§ **DATA EXTRACT**
## Start

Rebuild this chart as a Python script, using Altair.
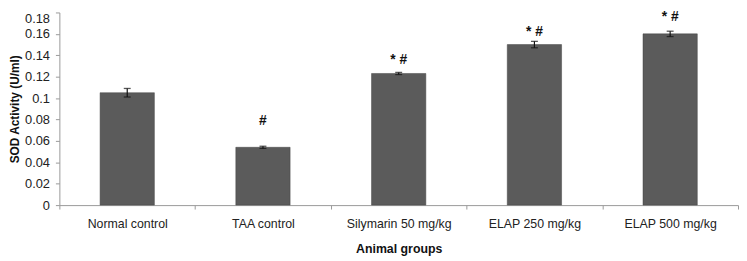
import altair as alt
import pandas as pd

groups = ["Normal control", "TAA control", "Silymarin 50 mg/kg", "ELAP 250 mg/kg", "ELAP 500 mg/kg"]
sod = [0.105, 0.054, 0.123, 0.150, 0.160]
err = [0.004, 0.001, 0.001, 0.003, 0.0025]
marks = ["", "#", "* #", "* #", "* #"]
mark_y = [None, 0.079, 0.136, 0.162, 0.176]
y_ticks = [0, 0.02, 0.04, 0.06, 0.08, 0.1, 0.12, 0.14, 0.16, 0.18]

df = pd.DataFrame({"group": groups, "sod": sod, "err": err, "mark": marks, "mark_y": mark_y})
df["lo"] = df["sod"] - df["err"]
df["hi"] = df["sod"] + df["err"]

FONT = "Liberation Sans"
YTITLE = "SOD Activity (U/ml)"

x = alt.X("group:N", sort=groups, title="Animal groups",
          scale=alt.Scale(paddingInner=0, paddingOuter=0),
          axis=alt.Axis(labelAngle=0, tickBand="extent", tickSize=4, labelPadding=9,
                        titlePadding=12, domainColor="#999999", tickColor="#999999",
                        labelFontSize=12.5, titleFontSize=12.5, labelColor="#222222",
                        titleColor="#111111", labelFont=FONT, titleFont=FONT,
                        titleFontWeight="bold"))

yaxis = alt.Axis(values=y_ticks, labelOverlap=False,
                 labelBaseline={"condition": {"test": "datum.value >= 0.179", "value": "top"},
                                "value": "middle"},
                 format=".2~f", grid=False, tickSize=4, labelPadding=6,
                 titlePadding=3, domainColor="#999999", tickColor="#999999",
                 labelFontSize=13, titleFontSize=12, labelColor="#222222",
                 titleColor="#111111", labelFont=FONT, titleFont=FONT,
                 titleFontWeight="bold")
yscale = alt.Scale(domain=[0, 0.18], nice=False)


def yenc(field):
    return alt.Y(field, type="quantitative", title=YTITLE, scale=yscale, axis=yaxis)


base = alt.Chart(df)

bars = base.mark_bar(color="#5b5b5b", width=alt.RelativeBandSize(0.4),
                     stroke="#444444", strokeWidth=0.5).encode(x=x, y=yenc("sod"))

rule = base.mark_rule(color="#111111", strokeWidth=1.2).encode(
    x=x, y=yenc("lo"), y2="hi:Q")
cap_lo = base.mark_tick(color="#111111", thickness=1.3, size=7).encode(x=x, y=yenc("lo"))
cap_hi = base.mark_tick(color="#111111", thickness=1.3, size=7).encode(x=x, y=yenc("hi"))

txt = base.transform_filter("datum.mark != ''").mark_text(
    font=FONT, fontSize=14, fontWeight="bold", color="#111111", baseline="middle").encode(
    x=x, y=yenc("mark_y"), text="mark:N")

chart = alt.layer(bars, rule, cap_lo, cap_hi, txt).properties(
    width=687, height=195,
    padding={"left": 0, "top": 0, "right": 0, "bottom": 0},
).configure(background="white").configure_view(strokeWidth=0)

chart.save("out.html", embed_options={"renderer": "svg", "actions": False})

## End
## Start

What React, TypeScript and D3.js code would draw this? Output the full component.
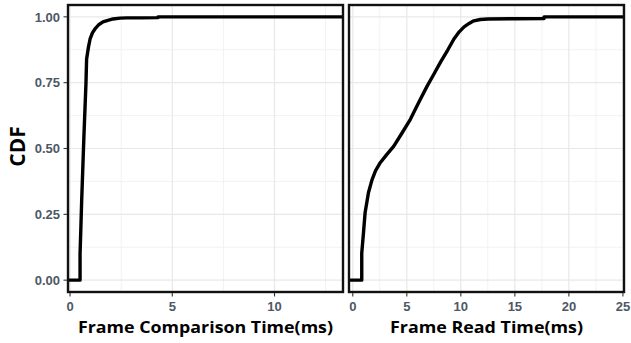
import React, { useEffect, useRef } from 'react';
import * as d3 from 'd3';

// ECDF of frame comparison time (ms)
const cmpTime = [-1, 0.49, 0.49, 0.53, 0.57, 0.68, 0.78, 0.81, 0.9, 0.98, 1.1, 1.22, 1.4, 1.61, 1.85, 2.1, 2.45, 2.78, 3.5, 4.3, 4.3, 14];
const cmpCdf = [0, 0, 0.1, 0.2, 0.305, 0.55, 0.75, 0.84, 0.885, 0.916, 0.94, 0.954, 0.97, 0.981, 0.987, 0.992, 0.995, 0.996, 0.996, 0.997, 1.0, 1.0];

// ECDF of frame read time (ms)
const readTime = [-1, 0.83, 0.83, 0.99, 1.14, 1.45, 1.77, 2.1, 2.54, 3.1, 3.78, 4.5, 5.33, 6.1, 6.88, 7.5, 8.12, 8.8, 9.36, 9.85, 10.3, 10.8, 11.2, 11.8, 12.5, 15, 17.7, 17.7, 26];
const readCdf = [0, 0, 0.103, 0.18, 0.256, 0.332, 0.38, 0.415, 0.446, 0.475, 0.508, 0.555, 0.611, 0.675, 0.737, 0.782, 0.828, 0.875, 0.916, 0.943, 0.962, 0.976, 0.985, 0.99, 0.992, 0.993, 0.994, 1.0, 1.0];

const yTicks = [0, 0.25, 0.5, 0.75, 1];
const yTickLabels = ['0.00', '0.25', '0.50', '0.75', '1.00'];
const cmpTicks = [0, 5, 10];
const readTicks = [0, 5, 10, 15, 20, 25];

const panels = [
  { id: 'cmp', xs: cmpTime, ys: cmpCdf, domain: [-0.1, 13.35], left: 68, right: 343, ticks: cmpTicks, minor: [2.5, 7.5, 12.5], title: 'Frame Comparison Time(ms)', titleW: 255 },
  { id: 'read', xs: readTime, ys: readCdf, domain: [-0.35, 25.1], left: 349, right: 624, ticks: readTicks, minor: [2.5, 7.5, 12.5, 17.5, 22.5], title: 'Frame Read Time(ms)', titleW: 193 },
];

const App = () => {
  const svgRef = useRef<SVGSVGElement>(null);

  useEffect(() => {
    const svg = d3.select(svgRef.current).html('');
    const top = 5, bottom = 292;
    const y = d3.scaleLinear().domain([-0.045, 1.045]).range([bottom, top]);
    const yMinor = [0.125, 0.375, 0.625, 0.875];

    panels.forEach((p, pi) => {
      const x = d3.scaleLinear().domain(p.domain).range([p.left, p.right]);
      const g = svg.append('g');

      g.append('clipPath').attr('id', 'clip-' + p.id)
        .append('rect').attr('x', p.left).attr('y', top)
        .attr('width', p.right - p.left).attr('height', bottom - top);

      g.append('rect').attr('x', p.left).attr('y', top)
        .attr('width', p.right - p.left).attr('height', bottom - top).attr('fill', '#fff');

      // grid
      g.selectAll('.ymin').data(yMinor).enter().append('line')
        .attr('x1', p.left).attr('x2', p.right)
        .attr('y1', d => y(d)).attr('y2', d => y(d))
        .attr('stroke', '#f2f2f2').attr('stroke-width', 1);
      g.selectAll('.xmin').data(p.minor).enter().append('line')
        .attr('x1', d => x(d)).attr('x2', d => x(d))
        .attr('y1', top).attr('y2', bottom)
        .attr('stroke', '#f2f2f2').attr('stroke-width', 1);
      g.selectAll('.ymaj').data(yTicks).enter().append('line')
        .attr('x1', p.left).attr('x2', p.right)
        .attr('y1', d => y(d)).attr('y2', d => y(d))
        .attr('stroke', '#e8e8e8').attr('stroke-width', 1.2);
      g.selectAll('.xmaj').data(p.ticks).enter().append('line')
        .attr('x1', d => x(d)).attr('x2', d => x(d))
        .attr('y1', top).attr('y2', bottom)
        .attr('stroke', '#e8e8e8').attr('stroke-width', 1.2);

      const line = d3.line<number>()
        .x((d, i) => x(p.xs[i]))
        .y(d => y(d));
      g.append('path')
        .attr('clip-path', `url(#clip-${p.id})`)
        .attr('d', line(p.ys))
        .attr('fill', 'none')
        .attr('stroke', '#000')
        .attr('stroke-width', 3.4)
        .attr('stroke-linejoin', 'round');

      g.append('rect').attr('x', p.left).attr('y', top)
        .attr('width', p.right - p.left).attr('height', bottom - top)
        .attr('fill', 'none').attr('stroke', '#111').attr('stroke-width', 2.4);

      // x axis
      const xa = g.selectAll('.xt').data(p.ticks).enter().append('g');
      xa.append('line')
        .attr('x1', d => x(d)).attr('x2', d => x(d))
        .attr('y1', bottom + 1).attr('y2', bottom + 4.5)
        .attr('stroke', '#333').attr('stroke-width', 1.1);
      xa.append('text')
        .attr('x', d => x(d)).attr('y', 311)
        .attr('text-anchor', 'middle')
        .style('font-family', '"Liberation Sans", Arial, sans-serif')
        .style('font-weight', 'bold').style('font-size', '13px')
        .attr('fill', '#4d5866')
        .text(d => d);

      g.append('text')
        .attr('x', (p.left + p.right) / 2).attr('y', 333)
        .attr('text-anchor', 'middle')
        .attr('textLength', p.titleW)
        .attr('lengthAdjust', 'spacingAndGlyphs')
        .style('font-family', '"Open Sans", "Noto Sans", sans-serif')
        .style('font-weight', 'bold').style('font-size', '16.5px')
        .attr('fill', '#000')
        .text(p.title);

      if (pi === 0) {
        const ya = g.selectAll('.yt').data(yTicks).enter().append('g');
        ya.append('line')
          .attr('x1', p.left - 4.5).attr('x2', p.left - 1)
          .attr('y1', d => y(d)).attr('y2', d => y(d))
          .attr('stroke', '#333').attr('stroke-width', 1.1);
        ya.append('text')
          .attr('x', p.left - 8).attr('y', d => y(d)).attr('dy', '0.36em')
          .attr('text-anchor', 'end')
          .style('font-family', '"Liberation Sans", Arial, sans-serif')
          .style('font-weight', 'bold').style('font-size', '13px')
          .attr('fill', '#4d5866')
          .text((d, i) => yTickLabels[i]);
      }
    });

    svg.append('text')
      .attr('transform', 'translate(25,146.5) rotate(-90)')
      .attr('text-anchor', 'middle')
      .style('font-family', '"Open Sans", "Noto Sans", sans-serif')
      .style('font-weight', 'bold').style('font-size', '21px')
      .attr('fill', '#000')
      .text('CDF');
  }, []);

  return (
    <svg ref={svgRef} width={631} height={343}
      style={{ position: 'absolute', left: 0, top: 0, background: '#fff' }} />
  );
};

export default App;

## End
## Start

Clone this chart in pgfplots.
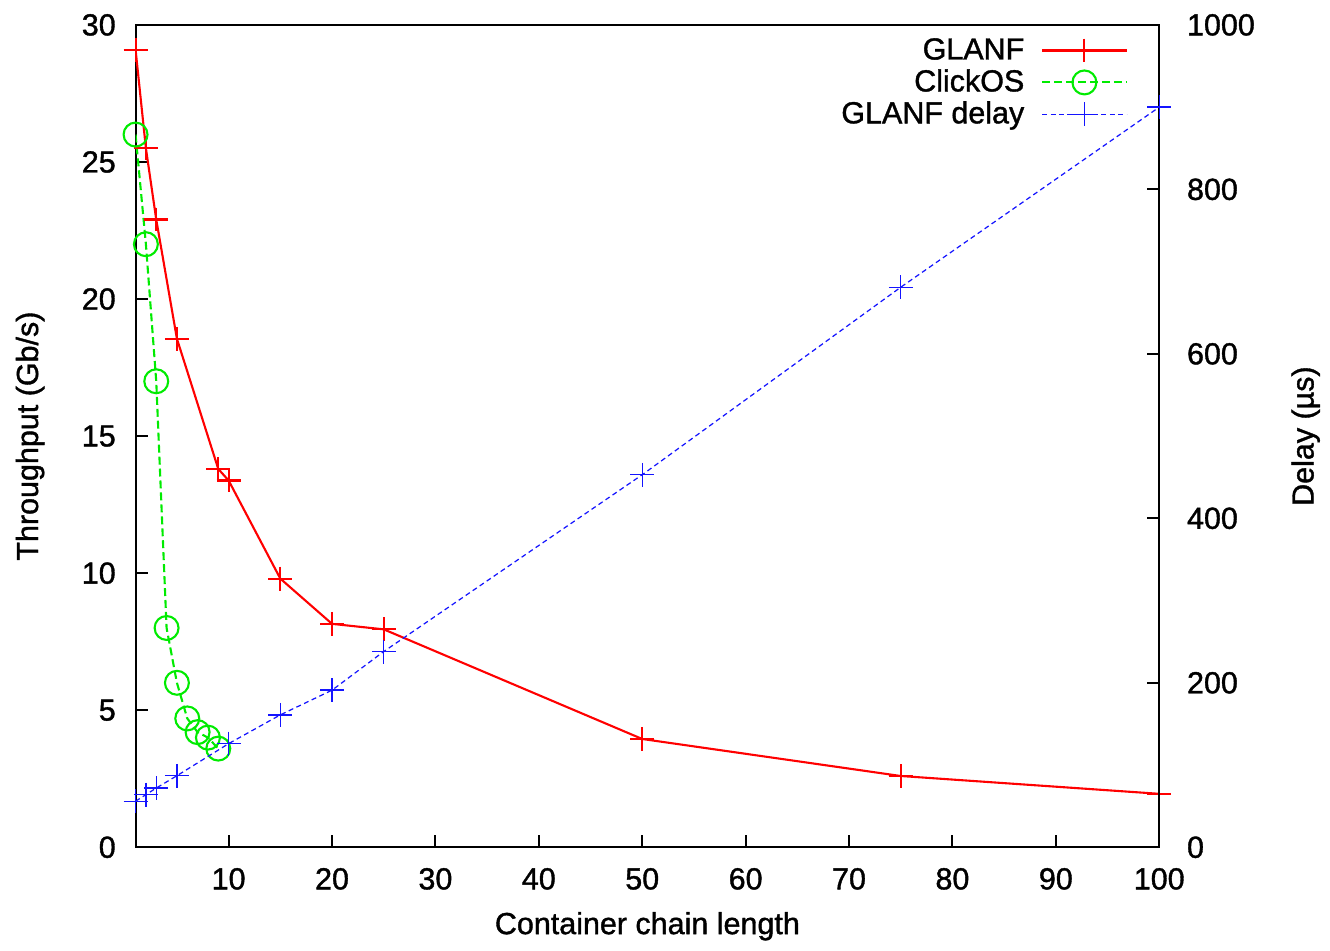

## End

§ **WRITTEN REQUEST**
Exactly as they stand, quote the lines beginning with the one that contains "Rebuild this chart" and ending with the one that contains "0.14, 0.16, 0.18]", with no pictures.

§ **CORRECT OUTPUT**
Rebuild this chart as a Python script, using Altair.
import altair as alt
import pandas as pd

groups = ["Normal control", "TAA control", "Silymarin 50 mg/kg", "ELAP 250 mg/kg", "ELAP 500 mg/kg"]
sod = [0.105, 0.054, 0.123, 0.150, 0.160]
err = [0.004, 0.001, 0.001, 0.003, 0.0025]
marks = ["", "#", "* #", "* #", "* #"]
mark_y = [None, 0.079, 0.136, 0.162, 0.176]
y_ticks = [0, 0.02, 0.04, 0.06, 0.08, 0.1, 0.12, 0.14, 0.16, 0.18]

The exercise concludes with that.